(CBS/ AP) A massive earthquake devastated Haiti Tuesday, but scientists warned of such an event back in 2008. Back at the 18th Caribbean Geological Conference in March 2008, five scientists warned the Enriquillo-Plaintain Garden fault zone presented a "a major seismic hazard" to Haiti and the Dominican Republic, which share the island of Hispaniola. Tuesday's 7.0-magnitude quake occurred along that same fault line. "We were concerned about it," Paul Mann, one of the paper's authors and a senior research scientist at the University of Texas' Institute for Geophysics, told CNN. "The problem with these kinds of strikes is that they can remain quiescent - dormant - for hundreds of years. So it's hard to predict when they'll occur."
The quake struck at 4:53 p.m. Tuesday, centered just 10 miles west of Port-au-Prince at a depth of only 5 miles, the U.S. Geological Survey said. USGS geophysicist Kristin Marano called it the strongest earthquake since 1770 in what is now Haiti. "Closeness to the surface is a major factor contributing to the severity of ground shaking caused by an earthquake of any given magnitude," Dr.

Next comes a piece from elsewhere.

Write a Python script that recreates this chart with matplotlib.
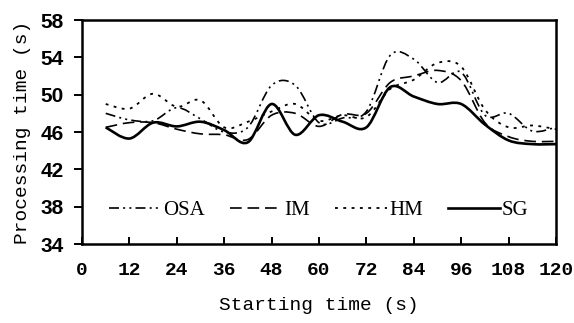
import numpy as np
import matplotlib
matplotlib.use("Agg")
import matplotlib.pyplot as plt
from matplotlib.path import Path
from matplotlib.patches import PathPatch
from matplotlib.lines import Line2D

# starting time (s)
t = [6, 12, 18, 24, 30, 36, 42, 48, 54, 60, 66, 72, 78, 84, 90, 96, 102, 108, 114, 120]

# processing time (s)
osa = [48.0, 47.3, 47.2, 48.6, 47.4, 46.0, 46.5, 51.0, 51.0, 47.0, 47.5, 48.2, 54.2, 53.8, 51.3, 52.4, 47.8, 48.0, 46.1, 46.5]
im  = [46.5, 47.0, 47.0, 46.3, 45.8, 45.7, 45.2, 47.8, 48.0, 46.6, 47.9, 48.0, 51.3, 52.0, 52.6, 51.5, 47.0, 45.5, 45.0, 45.0]
hm  = [49.0, 48.5, 50.1, 48.7, 49.4, 46.5, 47.1, 48.2, 49.0, 47.2, 47.8, 47.6, 50.6, 51.6, 53.4, 53.0, 48.4, 46.5, 46.7, 46.3]
sg  = [46.5, 45.3, 47.0, 46.6, 47.1, 46.2, 44.9, 49.0, 45.7, 47.8, 47.1, 46.5, 50.8, 49.8, 49.0, 49.0, 46.8, 45.1, 44.7, 44.7]

names = ["OSA", "IM", "HM", "SG"]
styles = [
    dict(lw=1.2, ls=(0, (6, 2.5, 1.2, 2.5, 1.2, 2.5))),
    dict(lw=1.2, ls=(0, (7, 3.5))),
    dict(lw=1.3, ls=(0, (1.6, 3.0))),
    dict(lw=1.9, ls="-"),
]


def smooth_path(x, y):
    # excel-like smoothed line: cubic bezier through every point
    p = np.column_stack([x, y]).astype(float)
    n = len(p)
    verts = [p[0]]
    codes = [Path.MOVETO]
    for i in range(n - 1):
        p0 = p[i - 1] if i > 0 else p[i]
        p3 = p[i + 2] if i + 2 < n else p[i + 1]
        c1 = p[i] + (p[i + 1] - p0) / 6
        c2 = p[i + 1] - (p3 - p[i]) / 6
        verts += [c1, c2, p[i + 1]]
        codes += [Path.CURVE4] * 3
    return Path(verts, codes)


fig = plt.figure(figsize=(5.74, 3.23), dpi=100)
ax = fig.add_axes([82 / 574, 1 - 244 / 323, 474 / 574, 224 / 323])

handles = []
for name, vals, st in zip(names, [osa, im, hm, sg], styles):
    patch = PathPatch(smooth_path(t, vals), fill=False, edgecolor="black",
                      lw=st["lw"], linestyle=st["ls"], capstyle="butt")
    ax.add_patch(patch)
    handles.append(Line2D([], [], color="black", lw=st["lw"], linestyle=st["ls"],
                          dash_capstyle="butt", label=name))

ax.set_xlim(0, 120)
ax.set_ylim(34, 58)
ax.set_xticks(np.arange(0, 121, 12))
ax.set_yticks(np.arange(34, 59, 4))

for s in ax.spines.values():
    s.set_linewidth(1.8)

ax.tick_params(axis="x", direction="in", length=5, width=1.4, pad=13)
ax.tick_params(axis="y", direction="out", length=6, width=1.4, pad=7)

for lab in ax.get_xticklabels():
    lab.set_fontfamily("Liberation Mono")
    lab.set_fontweight("bold")
    lab.set_fontsize(14)
for lab in ax.get_yticklabels():
    lab.set_fontfamily("Liberation Sans")
    lab.set_fontweight("bold")
    lab.set_fontsize(15)

ax.set_xlabel("Starting time (s)", fontfamily="Liberation Mono", fontsize=14, labelpad=13)
ax.set_ylabel("Processing time (s)", fontfamily="Liberation Mono", fontsize=14, labelpad=7)

ax.legend(handles=handles, ncol=4, loc="center left", bbox_to_anchor=(0.04, 0.15),
          frameon=False, prop={"family": "Liberation Serif", "size": 15},
          handlelength=2.5, handletextpad=0.1, columnspacing=1.2, borderaxespad=0)

fig.savefig("out.png", dpi=100)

David Rothery, a planetary scientist with in the U.K., told the BBC. Haiti's lack of real construction standards - a byproduct of the country's widespread poverty and political instability - have only exacerbated the inevitable disaster's effects.
"Because the earthquake was so close to the capital city, because the city is so populated and because the country is so poor - the houses are not well-built - it could cause significant casualties," Jian Lin, one of the geologists who co-authored the 2008 paper, told CNN. In November 2008, following the collapse of a school in Petionville, the mayor of Port-au-Prince estimated about 60 percent of buildings were shoddily built and unsafe in normal circumstances.